Between high-definition TV (HDTV), video on demand (VoD), and Internet-based video, Jansen expects bandwidth demands to increase by a factor of between 10 and 100 in the near future. He said most network providers would have to upgrade their infrastructure to meet this demand; telecom providers in particular would need VDSL2 or fiber-to-the home to deliver the required levels of service.

Is Adding Network Capacity Enough?

Academic researchers testing applications on ultra-high-speed networks find that QoS issues disappear when there is enough network capacity. However, Jansen said it would not be cost effective to meet increased demand solely by increasing capacity, and providers would need to consider other solutions as well. (Alcatel-Lucent and Juniper both market such solutions.)

Among the approaches the speakers discussed were storing popular content closer to the end user; denying users prime-time access to niche content if it would degrade QoS for others (so much for the “long tail” made possible by IPTV); and assigning different priorities to different services.

In addition, they said, network providers would have to take measures to add security and redundancy to networks, migrate from ATM to the more cost-effective Ethernet protocol, use more intelligent devices at the network edge and install “plug-and-play” networks within the home.

No More "Dumb Pipes"

Juniper’s Shoaf hinted at another reason providers might prefer to guarantee service by means other than increasing network capacity: Maintaining control over access and priorities makes the network more than a “dumb pipe.”

Shoaf pointed out that when network providers invest in their infrastructure to support IPTV and VoD, they aren't the only ones who  benefit – application providers do, too. Rather than ceding these profits to application providers, he said, network providers can sell, or resell, additional services beyond the triple play.

If network providers can guarantee bandwidth and QoS, they have an advantage in marketing high-bandwidth services like gaming, security, off-site storage, business productivity solutions, communication services, and bandwidth-on-demand. Alternatively, they can offer to sell guarantees of bandwidth and QoS to application providers, taking advantage of the competition among those providers to deliver high-quality services to customers.   

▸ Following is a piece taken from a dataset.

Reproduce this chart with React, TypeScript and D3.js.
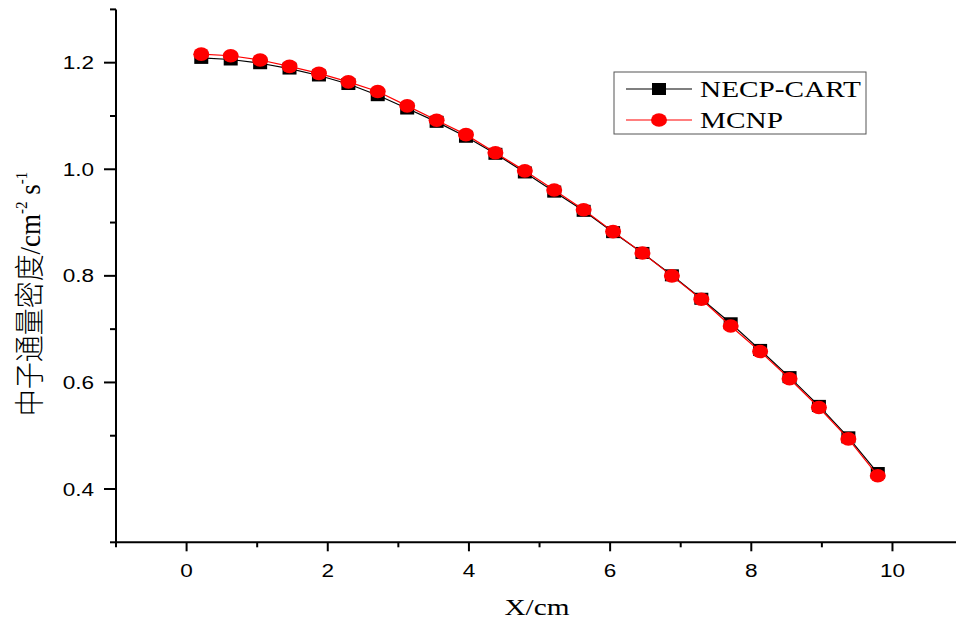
import React from "react";
import * as d3 from "d3";

// Mesh-cell centres along X (cm)
const xCentres = [
  0.208, 0.625, 1.042, 1.458, 1.875, 2.292, 2.708, 3.125, 3.542, 3.958, 4.375, 4.792,
  5.208, 5.625, 6.042, 6.458, 6.875, 7.292, 7.708, 8.125, 8.542, 8.958, 9.375, 9.792,
];
// Neutron flux density, NECP-CART
const necpFlux = [
  1.209, 1.206, 1.199, 1.189, 1.176, 1.16, 1.139, 1.114, 1.089, 1.061, 1.029, 0.994,
  0.958, 0.922, 0.882, 0.843, 0.801, 0.757, 0.711, 0.661, 0.61, 0.556, 0.497, 0.43,
];
// Neutron flux density, MCNP
const mcnpFlux = [
  1.216, 1.213, 1.205, 1.193, 1.18, 1.164, 1.146, 1.119, 1.092, 1.065, 1.031, 0.997,
  0.961, 0.924, 0.883, 0.843, 0.8, 0.756, 0.706, 0.658, 0.607, 0.553, 0.494, 0.425,
];
const xMajorTicks = [0, 2, 4, 6, 8, 10];
const xMinorTicks = [-1, 1, 3, 5, 7, 9];
const yMajorTicks = [0.4, 0.6, 0.8, 1.0, 1.2];
const yMinorTicks = [0.3, 0.5, 0.7, 0.9, 1.1, 1.3];
const seriesNames = ["NECP-CART", "MCNP"];

const W = 956;
const H = 620;
const left = 116;
const right = 956;
const top = 9.4;
const bottom = 542.3;
// glyphs are drawn slightly wide
const STRETCH = 1.22;

function WideText(props: {
  x: number;
  y: number;
  anchor?: "start" | "middle" | "end";
  family: string;
  size: number;
  children: React.ReactNode;
}) {
  return (
    <g transform={`translate(${props.x},${props.y}) scale(${STRETCH},1)`}>
      <text
        x={0}
        y={0}
        textAnchor={props.anchor ?? "start"}
        fontFamily={props.family}
        fontSize={props.size}
        fill="#000"
      >
        {props.children}
      </text>
    </g>
  );
}

export default function App() {
  const x = d3.scaleLinear().domain([-1, 10.9]).range([left, right]);
  const y = d3.scaleLinear().domain([0.3, 1.3]).range([bottom, top]);

  const necpPts: [number, number][] = xCentres.map((v, i) => [v, necpFlux[i]]);
  const mcnpPts: [number, number][] = xCentres.map((v, i) => [v, mcnpFlux[i]]);
  const line = d3
    .line<[number, number]>()
    .x((d) => x(d[0]))
    .y((d) => y(d[1]));

  const tickFont = "'Liberation Sans', Arial, sans-serif";
  const serif = "'Liberation Serif', 'Times New Roman', serif";

  return (
    <svg
      width={W}
      height={H}
      style={{ position: "absolute", left: 0, top: 0, background: "#fff" }}
    >
      {/* Series */}
      <path d={line(necpPts) ?? ""} fill="none" stroke="#000" strokeWidth={1.2} />
      {necpPts.map((d, i) => (
        <rect key={"s" + i} x={x(d[0]) - 7} y={y(d[1]) - 6} width={14} height={12} fill="#000" />
      ))}
      <path d={line(mcnpPts) ?? ""} fill="none" stroke="#ff0000" strokeWidth={1.2} />
      {mcnpPts.map((d, i) => (
        <ellipse key={"c" + i} cx={x(d[0])} cy={y(d[1])} rx={8} ry={6.8} fill="#ff0000" />
      ))}

      {/* Axes */}
      <line x1={left} x2={left} y1={top} y2={bottom + 1} stroke="#000" strokeWidth={2} />
      <line x1={left - 1} x2={right} y1={bottom} y2={bottom} stroke="#000" strokeWidth={2} />
      {yMajorTicks.map((t) => (
        <g key={"ym" + t}>
          <line x1={left - 12} x2={left} y1={y(t)} y2={y(t)} stroke="#000" strokeWidth={2} />
          <WideText x={left - 22} y={y(t) + 6.5} anchor="end" family={tickFont} size={18.5}>
            {t.toFixed(1)}
          </WideText>
        </g>
      ))}
      {yMinorTicks.map((t) => (
        <line key={"yn" + t} x1={left - 6} x2={left} y1={y(t)} y2={y(t)} stroke="#000" strokeWidth={2} />
      ))}
      {xMajorTicks.map((t) => (
        <g key={"xm" + t}>
          <line x1={x(t)} x2={x(t)} y1={bottom} y2={bottom + 9} stroke="#000" strokeWidth={2} />
          <WideText x={x(t)} y={bottom + 35} anchor="middle" family={tickFont} size={18.5}>
            {t}
          </WideText>
        </g>
      ))}
      {xMinorTicks.map((t) => (
        <line key={"xn" + t} x1={x(t)} x2={x(t)} y1={bottom} y2={bottom + 5} stroke="#000" strokeWidth={2} />
      ))}

      {/* Axis titles */}
      <WideText x={537} y={615} anchor="middle" family={serif} size={24}>
        X/cm
      </WideText>
      <g transform="translate(40, 294) rotate(-90) scale(1, 1.1)">
        <text x={0} y={0} textAnchor="middle" fontFamily={serif} fontSize={27} fill="#000">
          <tspan fontFamily="'Noto Sans CJK SC', sans-serif" fontWeight={300}>
            中子通量密度
          </tspan>
          <tspan>/cm</tspan>
          <tspan fontSize={15} dy={-12}>-2</tspan>
          <tspan dy={12}> s</tspan>
          <tspan fontSize={15} dy={-12}>-1</tspan>
        </text>
      </g>

      {/* Legend */}
      <rect x={614} y={72} width={252} height={62} fill="#fff" stroke="#555" strokeWidth={1} />
      <line x1={626} x2={692} y1={89} y2={89} stroke="#000" strokeWidth={1.2} />
      <rect x={652} y={83} width={14} height={12} fill="#000" />
      <WideText x={700} y={97} family={serif} size={24}>
        {seriesNames[0]}
      </WideText>
      <line x1={626} x2={692} y1={120} y2={120} stroke="#ff0000" strokeWidth={1.2} />
      <ellipse cx={659} cy={120} rx={8} ry={6.8} fill="#ff0000" />
      <WideText x={700} y={128} family={serif} size={24}>
        {seriesNames[1]}
      </WideText>
    </svg>
  );
}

But network capacity costs have fallen quickly over the last few years, and they seem likely to continue falling. The technology for managing QoS may not be on the same rapid curve. If network providers count on their QoS monopoly to protect profits, will that leave them vulnerable in a few years to overbuilders with ultra-high-capacity networks that don't require QoS management? The webinar left this question unanswered.